Dans Un président ne devrait pas dire ça, un ouvrage publié en octobre 2016 et qui rassemble cinq années de confidences du président, François Hollande a reconnu s’être servi de cet état d’urgence pour mettre les écologistes au pas durant cet événement [10].

Faire le lien entre les luttes environnementales et les luttes sociales

Enfin, parce que les dérèglements climatiques pointent avant tout les modes de production et de consommation, et que les risques climatiques ne menacent pas tout le monde de la même manière, les médias alternatifs se donnent pour rôle de faire le lien entre luttes environnementales et luttes sociales.

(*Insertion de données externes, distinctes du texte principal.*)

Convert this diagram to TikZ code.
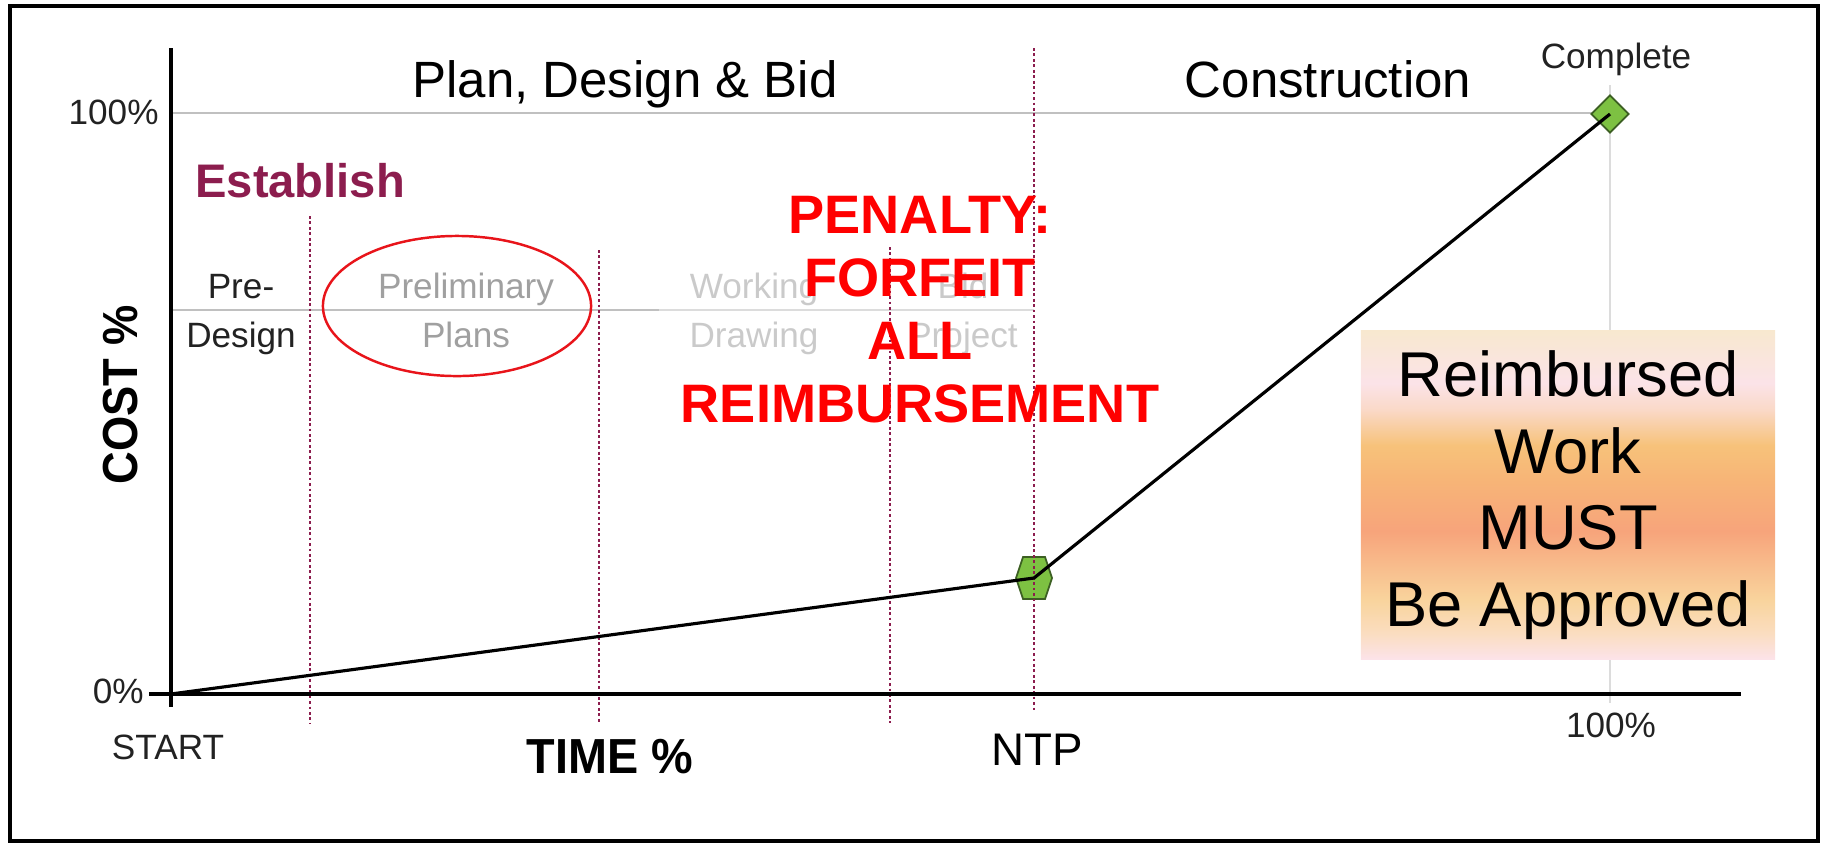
\documentclass[tikz,border=0pt]{standalone}
\usepackage{fontspec}
\setmainfont{Liberation Sans}
\usepackage{graphicx}
\usetikzlibrary{shapes.geometric}

\definecolor{phaseline}{RGB}{140,29,78}
\definecolor{gridgray}{RGB}{192,192,192}
\definecolor{gridlight}{RGB}{220,220,220}
\definecolor{phasegray}{RGB}{160,160,160}
\definecolor{tickgray}{RGB}{34,34,34}
\definecolor{markgreen}{RGB}{125,193,66}
\definecolor{markedge}{RGB}{60,95,35}
\definecolor{ovalred}{RGB}{232,20,26}
% colours of the approval box, bottom to top
\definecolor{shA}{RGB}{252,227,234}
\definecolor{shB}{RGB}{250,221,192}
\definecolor{shC}{RGB}{249,212,157}
\definecolor{shD}{RGB}{247,164,123}
\definecolor{shE}{RGB}{247,181,119}
\definecolor{shF}{RGB}{247,194,122}
\definecolor{shG}{RGB}{250,217,200}
\definecolor{shH}{RGB}{251,227,232}
\definecolor{shI}{RGB}{248,232,207}
\pgfdeclareverticalshading{approvalshade}{100bp}{color(0bp)=(shA); color(25bp)=(shA);
  color(29bp)=(shB); color(34bp)=(shC); color(44.5bp)=(shD); color(52.5bp)=(shE);
  color(57.5bp)=(shF); color(63bp)=(shG); color(67bp)=(shH); color(75bp)=(shI); color(100bp)=(shI)}

\begin{document}
\begin{tikzpicture}[x=0.01cm,y=0.01cm,
    axis/.style={line width=1.1pt},
    grid/.style={gridgray,line width=0.75pt},
    phasediv/.style={phaseline,line width=0.8pt,dash pattern=on 0.8pt off 0.75pt},
    phase/.style={align=center,font=\fontsize{10}{13.9}\selectfont},
    tick/.style={text=tickgray,font=\fontsize{10}{12}\selectfont},
    axislabel/.style={font=\bfseries\fontsize{14}{16}\selectfont},
    stage/.style={font=\fontsize{14.5}{17}\selectfont},
    marker/.style={draw=markedge,fill=markgreen,line width=0.5pt},
    costline/.style={line width=0.9pt},
    penalty/.style={text=red,align=center,font=\bfseries\fontsize{15.4}{17.9}\selectfont},
    approvalbox/.style={shading=approvalshade,minimum width=4.14cm,minimum height=3.29cm,
      inner sep=0pt,align=center,font=\fontsize{18}{21.8}\selectfont}]
  \useasboundingbox (0,0) rectangle (1825,844);
  \draw[line width=1.1pt] (10,3) rectangle (1818,838);

  % grid lines
  \draw[grid] (171,731) -- (1610,731);
  \draw[grid] (171,534) -- (1034,534);
  \draw[gridlight,line width=0.75pt] (1610,759) -- (1610,141);

  % phases of the design
  \node[phase,anchor=base,text=tickgray] (predesign) at (241,497) {Pre-\\Design};
  \node[phase,anchor=base,text=phasegray] (prelim) at (466,497) {Preliminary\\Plans};
  \node[phase,anchor=base,text=phasegray] (working) at (754,497) {Working\\Drawing};
  \node[phase,anchor=base,text=phasegray] (bid) at (963,497) {Bid\\Project};
  \fill[white,fill opacity=0.45] (659,399) rectangle (1183,672);

  % milestones
  \coordinate (start) at (171,150);
  \coordinate (ntp) at (1034,266);
  \filldraw[marker] (ntp) ++(-18,0) -- ++(7,21) -- ++(22,0) -- ++(7,-21)
    -- ++(-7,-21) -- ++(-22,0) -- cycle;
  \node[diamond,marker,minimum size=0.38cm,inner sep=0pt] (done) at (1610,730) {};

  % routine for phase limits
  \draw[phasediv] (310,628) -- (310,121);
  \draw[phasediv] (599,594) -- (599,121);
  \draw[phasediv] (890,597) -- (890,121);
  \draw[phasediv] (1034,796) -- (1034,134);

  \draw[axis] (171,796) -- (171,137);
  \draw[axis] (149,150) -- (1741,150);
  \draw[costline] (start) -- (ntp) -- (done.center);

  \node[draw=ovalred,line width=0.7pt,ellipse,minimum width=2.68cm,minimum height=1.40cm] (focus) at (457,538) {};

  \node[stage,anchor=base] (plan) at (625,747) {Plan, Design \& Bid};
  \node[stage,anchor=base] (build) at (1328,747) {Construction};
  \node[anchor=base west,text=phaseline,font=\bfseries\fontsize{13.4}{16}\selectfont] (establish) at (183,647) {Establish};

  \node[tick,anchor=east] (ylow) at (156,153) {0\%};
  \node[tick,anchor=east] (yhigh) at (171,732) {100\%};
  \node[tick,anchor=base] (xstart) at (168,85) {START};
  \node[tick,anchor=base] (xend) at (1611,107) {100\%};
  \node[tick,anchor=base] (complete) at (1616,776) {Complete};
  \node[anchor=base,font=\fontsize{13}{15}\selectfont] (ntplabel) at (1037,79) {NTP};
  \node[axislabel,anchor=base] (timelabel) at (610,71) {\scalebox{0.95}[1]{TIME \%}};
  \node[axislabel,rotate=90] (costlabel) at (121,449) {\scalebox{0.92}[1]{COST \%}};

  \node[penalty,anchor=base] (penalty) at (920,422) {PENALTY:\\FORFEIT\\ALL\\REIMBURSEMENT};
  \node[approvalbox] (approval) at (1568,349) {Reimbursed\\Work\\MUST\\Be Approved};
\end{tikzpicture}
\end{document}
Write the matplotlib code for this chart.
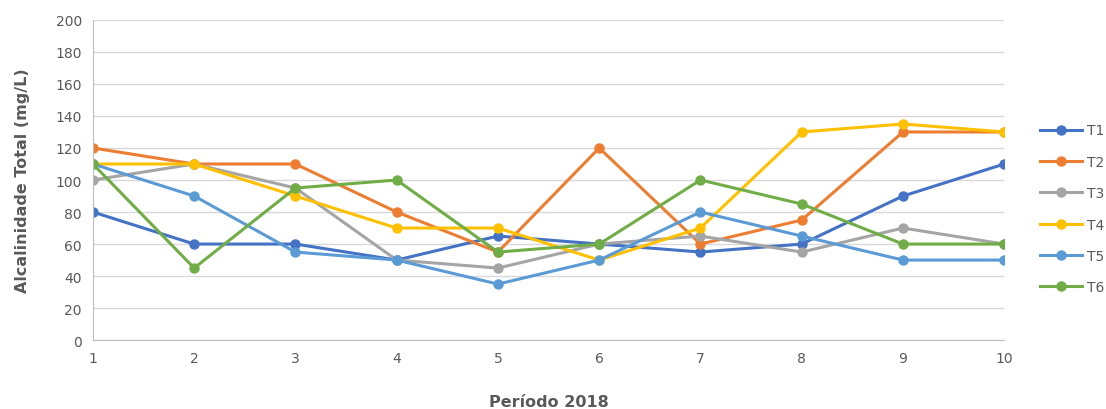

Des rapprochements s’opèrent entre les activistes sociaux et les activistes environnementaux au sein d’un large mouvement international pour la justice climatique, qui se concrétise lors de temps de mobilisation forts comme celui de la COP 21. Dans la lutte contre l’aéroport de Notre-Dame-des-Landes, les dernières mobilisations ont appelé à agir contre « Vinci et son monde », pointant dans le même slogan l’entreprise adversaire dans la lutte locale et la logique globale de croissance destructrice. Un slogan qui fait aussi écho à d’autres activités de Vinci, comme la destruction de la Jungle de Calais, en octobre 2016, qui a conduit à l’expulsion des 10 000 migrants qui l’habitaient, accompagnée de la construction d’un parking et d’un mur qui viendront la remplacer. Deux luttes rendues nécessaires par la même logique de profits. Aux États-Unis, la récente élection de Donald Trump a fédéré l’ensemble des organisations de la société civile qui savent qu’elles devront faire face à des politiques racistes, homophobes, sexistes et climato-sceptique [11].

Les médias alternatifs, qui relaient les activités et propositions de ces mouvements, font ainsi le lien entre luttes environnementales et luttes sociales, et posent les conditions de sociétés soutenables basées sur la justice sociale, c’est-à-dire l’égalité et l’accès aux droits pour toutes et tous.